I'm a noob at C++ and this is the first assignment in my class. I'm not sure If I did it right. Can someone please check and correct it please? Thank you

Question:
develop the pseudo code for the following:
Negotiating a consumer loan is not always straight forward. One form of loan is the discount installment loan, which works as follows. Suppose a loan has a face value of $1000, the interest rate is 15%, and the duration is 18 months. The interest is computed by multiplying the face value of $1000 by 0.15 yielding $150.0. That figure is then multiplied by the loan period of 1.5 years to yield $225 as the total interest owed, that amount is immediately deducted from the face value, leaving the consumer with only $775.00. Repayment is made in equal monthly installments based upon the face value. So the monthly payment will be $1000 divided by 18, which is $55.56. This method of calculation may not be too bad if the consumer needs $775 dollars, but the calculation is a bit more complicated if the consumer needs $1000. Write the pseudo code which would take 3 inputs, the amount the consumer needs to receive, the interest rate and the duration of the loan in months. The pseudo code should also make sure to calculate the face value required in order for the consumer to receive the amount needed and calculate the monthly payment.

My Answer:
Set the value of loan to $1000
Set the value of interest rate to .15
WHILE Set the value of months to 18 DO
Set the value of years to (months / 12 = 1.5)
WHILE (face value * interest rate = $150) DO
Set the value of total interest owed to ($150 * years = $225)
Set the value of remaining loan value to (loan – total interest = $775)
Set monthly payment to (loan / months = $55.56)

Print out the values of loan and monthly payment.

Suppose a loan has a face value of $1000, the interest rate is 15%, and the duration is 18 months. The interest is computed by multiplying the face value of $1000 by 0.15 yielding $150.0. That figure is then multiplied by the loan period of 1.5 years to yield $225 as the total interest owed, that amount is immediately deducted from the face value, leaving the consumer with only $775.00.

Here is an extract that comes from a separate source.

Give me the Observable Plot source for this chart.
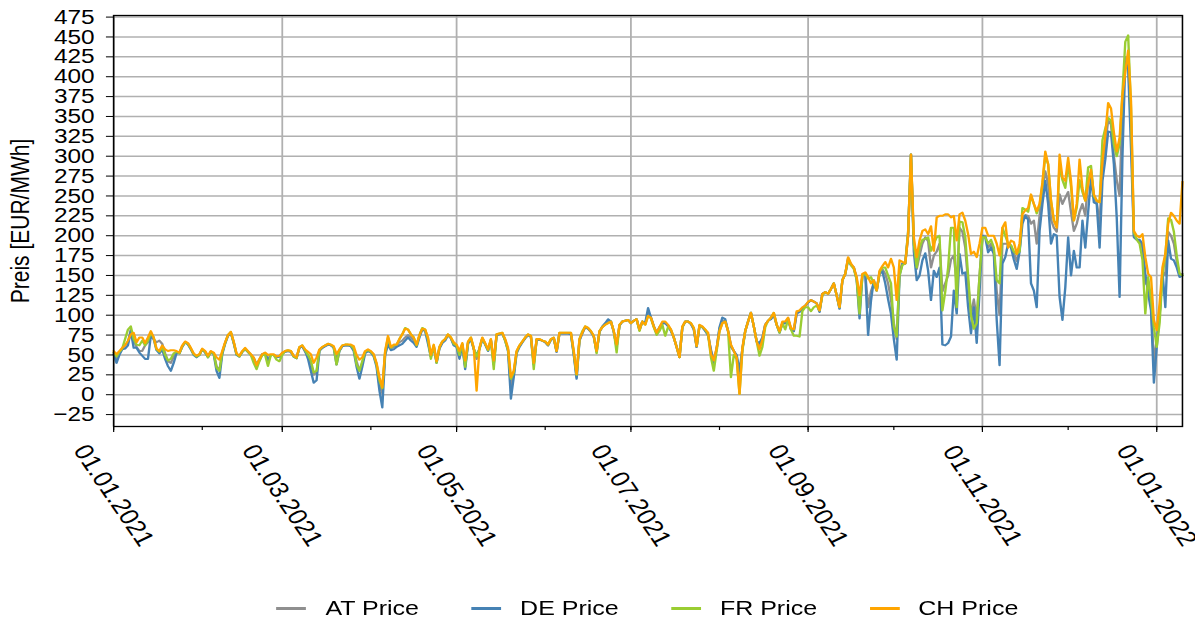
<!DOCTYPE html>
<html>
<head>
<meta charset="utf-8">
<script src="https://cdn.jsdelivr.net/npm/d3@7"></script>
<script src="https://cdn.jsdelivr.net/npm/@observablehq/plot@0.6"></script>
<style>
  html, body { margin: 0; padding: 0; background: #fff; }
  #wrap { position: relative; width: 1004px; height: 620px; transform: scaleX(1.1902); transform-origin: 0 0; font-family: "Liberation Sans", Arial, sans-serif; }
  #legend { position: absolute; left: 95px; width: 898px; top: 596px; height: 24px; display: flex; justify-content: center; align-items: center; font-size: 21px; color: #000; }
  .item { display: flex; align-items: center; margin: 0 22px; }
  .sw { width: 25px; height: 3px; margin-right: 16px; }
</style>
</head>
<body>
<div id="wrap"><div id="chart"></div><div id="legend"></div></div>
<script>
// ---- data (daily prices, EUR/MWh), 01.01.2021 .. 10.01.2022 ----
const startDay = "01.01.2021";
const endDay = "10.01.2022";
const seriesNames = ["AT Price", "DE Price", "FR Price", "CH Price"];
const seriesColors = ["#8f8f8f", "#4682b4", "#9acd32", "#ffa500"];
const yTicks = [-25, 0, 25, 50, 75, 100, 125, 150, 175, 200, 225, 250, 275, 300, 325, 350, 375, 400, 425, 450, 475];
const xTickLabels = ["01.01.2021", "01.03.2021", "01.05.2021", "01.07.2021", "01.09.2021", "01.11.2021", "01.01.2022"];
const yLabel = "Preis [EUR/MWh]";

const atPrice = [
  53,45,52,58,62,66,82,68,60,55,55,62,66,76,70,66,68,64,52,42,40,48,53,52,61,66,64,58,51,48,50,
  57,54,48,54,52,36,30,53,65,75,78,66,51,48,54,58,54,50,46,38,44,51,52,45,50,50,47,48,
  52,54,55,54,48,46,59,61,54,50,40,25,28,56,59,61,63,62,60,44,56,61,62,62,61,57,42,30,40,53,55,
  54,50,38,12,2,52,66,58,60,62,66,68,72,75,72,68,62,74,83,81,68,48,61,41,59,66,69,75,71,63,
  61,50,63,36,65,71,58,45,58,71,64,56,69,40,75,76,77,69,57,10,25,54,61,66,71,75,73,38,69,69,68,
  66,62,69,71,54,77,77,77,77,77,52,22,69,78,85,83,79,73,54,79,85,89,92,92,79,60,87,92,93,94,
  90,93,95,81,92,89,104,97,86,77,84,90,90,87,81,72,60,47,85,92,92,89,83,60,87,85,81,74,57,42,58,
  83,93,93,80,60,55,48,20,58,80,92,103,86,67,60,70,88,93,96,102,88,79,90,90,96,83,80,103,105,108,112,
  116,119,117,115,105,127,129,127,133,140,125,109,144,152,172,164,160,146,110,151,153,110,130,140,131,154,158,152,140,120,
  90,70,155,165,165,205,302,190,158,175,190,198,193,160,175,180,190,130,140,150,170,175,140,210,205,185,140,100,120,95,150,
  200,200,185,190,180,130,100,190,190,190,188,178,168,182,222,226,225,215,219,190,225,260,281,265,220,210,205,252,240,248,
  255,230,206,215,230,240,225,270,280,248,242,215,285,315,345,340,300,270,250,360,425,420,340,200,196,193,185,140,138,115,40,
  70,100,155,150,205,200,190,168,150,152
];
const dePrice = [
  51,40,50,57,58,62,80,59,59,53,49,45,45,74,70,56,52,57,45,36,30,40,52,52,60,66,63,57,50,47,50,
  57,53,47,54,51,30,21,51,64,74,78,65,50,48,54,57,54,50,46,38,43,51,52,42,50,50,47,48,
  52,54,55,54,48,46,59,61,55,45,30,15,18,55,59,61,63,62,59,38,55,61,62,62,61,55,35,20,35,52,55,
  53,48,35,5,-16,50,63,56,57,60,62,64,68,72,68,65,60,72,82,80,64,48,60,40,58,65,68,75,71,62,
  60,45,62,32,64,70,57,50,57,70,63,55,68,38,75,76,77,68,55,-5,22,52,60,66,71,75,73,38,69,69,68,
  66,62,69,71,54,77,77,77,77,76,50,20,68,77,85,83,79,73,54,79,86,90,95,92,79,60,87,92,93,94,
  90,93,95,82,92,90,109,97,86,78,85,90,90,86,80,72,60,47,85,92,92,89,82,60,87,85,80,76,55,40,58,
  85,97,95,80,62,55,50,30,57,80,92,103,86,67,65,72,88,93,95,100,88,78,90,90,95,82,80,102,104,108,112,
  116,119,117,115,104,127,129,127,133,140,125,108,144,152,170,163,160,145,96,150,152,75,118,144,131,152,155,140,120,102,
  70,44,150,165,165,200,302,180,144,150,169,178,156,119,156,148,160,63,62,65,73,131,102,177,152,154,110,77,110,65,130,
  200,198,179,185,177,94,37,165,173,190,185,170,158,180,215,225,220,140,131,110,206,240,269,240,190,202,200,123,94,135,
  198,150,181,160,160,219,185,230,273,242,240,185,269,296,331,330,290,223,123,300,419,410,310,198,195,195,190,152,127,106,15,
  60,100,155,110,194,171,169,160,148,150
];
const frPrice = [
  53,48,54,58,70,82,86,70,63,62,68,62,68,78,72,57,54,60,50,43,45,52,54,52,61,66,64,58,51,48,50,
  57,54,47,54,52,34,30,53,65,75,79,66,51,48,54,58,54,50,40,32,42,50,50,36,50,50,44,42,
  50,55,56,55,48,46,60,62,56,50,43,28,30,56,60,62,64,63,60,38,56,62,63,63,62,58,38,30,42,54,56,
  54,50,38,18,8,54,72,59,62,63,70,76,84,82,76,72,62,75,84,82,70,45,62,40,60,67,70,76,72,64,
  62,50,64,35,66,72,58,48,58,71,64,56,69,32,76,77,78,68,56,20,28,54,62,67,72,76,74,32,70,70,68,
  67,63,70,72,55,78,78,78,78,78,53,25,70,80,86,84,80,74,52,80,85,88,90,92,80,53,88,92,93,94,
  90,93,95,80,92,88,99,96,85,75,80,88,74,85,82,72,60,47,85,92,92,90,84,61,87,85,82,76,47,30,55,
  80,90,92,80,22,50,45,1,55,80,92,103,86,67,49,60,85,93,97,103,88,78,90,82,95,82,74,74,73,105,110,
  110,105,110,112,106,125,129,127,133,140,125,110,144,152,170,163,158,145,102,150,152,146,148,140,131,154,160,160,150,140,
  85,73,150,163,165,205,302,190,160,185,195,196,198,181,190,198,200,106,130,160,210,210,110,218,217,198,150,100,83,90,150,
  198,198,190,195,185,144,140,210,200,190,188,180,177,180,235,233,230,250,240,228,238,265,300,290,244,219,213,290,270,260,
  290,262,219,235,270,255,244,286,288,250,244,242,320,335,348,345,315,300,315,380,444,452,360,204,195,190,170,102,148,120,85,
  60,90,150,175,222,220,205,175,152,150
];
const chPrice = [
  55,51,55,59,62,68,76,78,66,72,72,65,72,80,72,58,55,62,57,55,56,56,55,53,62,67,65,59,52,49,51,
  58,55,49,55,53,47,44,55,66,75,79,67,52,49,55,59,55,51,47,37,45,51,53,50,51,51,48,49,
  53,55,56,55,49,47,60,62,57,54,51,40,47,57,60,62,64,63,61,51,57,62,63,63,63,61,50,44,47,55,57,
  55,51,40,22,9,55,74,60,63,63,70,76,83,82,76,72,63,75,83,82,72,50,63,42,60,67,70,76,72,66,
  63,55,65,43,67,72,59,5,59,72,65,57,70,43,76,77,78,70,59,22,30,55,62,67,72,76,74,40,70,70,68,
  67,63,70,72,55,78,78,78,78,78,55,26,70,78,86,84,80,74,55,80,85,88,90,92,80,63,88,92,93,94,
  90,93,95,82,92,88,99,97,86,78,85,92,92,88,82,72,60,47,86,92,92,90,84,61,88,86,82,78,51,43,59,
  80,90,92,80,63,55,47,1,59,80,92,103,86,67,57,69,88,93,97,103,88,80,92,92,97,84,82,105,106,110,112,
  117,119,117,115,106,127,129,127,133,140,125,110,144,152,173,165,160,148,125,152,154,148,140,144,131,156,162,167,160,171,
  160,119,169,167,165,200,302,198,173,194,206,208,202,212,181,223,225,225,227,227,223,225,194,227,229,219,202,177,180,173,190,
  210,210,200,200,200,190,175,210,217,185,194,192,177,190,227,232,235,252,240,231,240,267,306,290,244,219,210,302,273,269,
  298,269,219,240,296,260,244,265,283,252,244,242,294,327,367,360,330,306,323,377,406,433,369,206,200,198,202,173,152,148,94,
  81,115,160,177,215,229,225,219,215,268
];
const seriesValues = [atPrice, dePrice, frPrice, chPrice];

// ---- chart ----
const parseDay = d3.utcParse("%d.%m.%Y");
const t0 = parseDay(startDay), t1 = parseDay(endDay);
const dates = d3.utcDay.range(t0, d3.utcDay.offset(t1, 1));
const majorDates = xTickLabels.map(parseDay);
const minorDates = d3.utcMonth.range(t0, t1);
const labelOf = new Map(majorDates.map((d, i) => [+d, xTickLabels[i]]));

const W = 1004, H = 590;
const lines = seriesValues.map((vals, k) =>
  Plot.lineY(vals.slice(0, dates.length), {
    x: (d, i) => dates[i], y: d => d,
    stroke: seriesColors[k], strokeWidth: 2, strokeLinejoin: "round"
  })
);

const chart = Plot.plot({
  width: W, height: H,
  marginLeft: 95, marginRight: 11, marginTop: 15, marginBottom: 164,
  style: { fontFamily: "Liberation Sans, Arial, sans-serif", fontSize: "21px", background: "#fff", color: "#000" },
  x: { type: "utc", domain: [t0, t1] },
  y: { domain: [-40, 477] },
  marks: [
    Plot.gridY(yTicks, { stroke: "#b0b0b0", strokeOpacity: 1, strokeWidth: 1.5 }),
    Plot.gridX(majorDates, { stroke: "#b0b0b0", strokeOpacity: 1, strokeWidth: 1.5 }),
    ...lines,
    Plot.frame({ stroke: "#000", strokeWidth: 1.3 }),
    Plot.axisY(yTicks, {
      tickSize: 6, tickPadding: 10, fontSize: 20.5, label: null,
      tickFormat: d => d < 0 ? "\u2212" + Math.abs(d) : String(d)
    }),
    Plot.axisX(minorDates, { tickSize: 4, tickFormat: () => "", label: null }),
    Plot.axisX(majorDates, { tickSize: 6, tickFormat: () => "", label: null }),
    Plot.text(majorDates, {
      x: d => d, frameAnchor: "bottom", text: d => labelOf.get(+d),
      rotate: 60, textAnchor: "middle", lineAnchor: "middle", dy: 69, fontSize: 22.5
    }),
    Plot.text([yLabel], {
      frameAnchor: "left", text: d => d, rotate: -90, dx: -78,
      textAnchor: "middle", lineAnchor: "middle", fontSize: 21
    })
  ]
});
document.getElementById("chart").appendChild(chart);

const legend = document.getElementById("legend");
seriesNames.forEach((name, k) => {
  const it = document.createElement("div");
  it.className = "item";
  const sw = document.createElement("span");
  sw.className = "sw";
  sw.style.background = seriesColors[k];
  const tx = document.createElement("span");
  tx.textContent = name;
  it.appendChild(sw); it.appendChild(tx);
  legend.appendChild(it);
});
</script>
</body>
</html>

Therefore the simplified formula is as following:

Received Value = Face Value * (1 - Interest Rate * Duration)
775            = 1000       * (1 - 0.15          * 1.5     )

but the calculation is a bit more complicated if the consumer needs $1000.

No true. It is not complicated. The formula is as following

                    Received Value
Face Value = --------------------------------
               1 - Interest Rate * Duration

              1000.000
1290.3225 =  ---------------
              1 - 0.15 * 1.5

If customer want to receive $1000 with 1.5 years duration and 15% interest, he/she need 1290.3225 face value.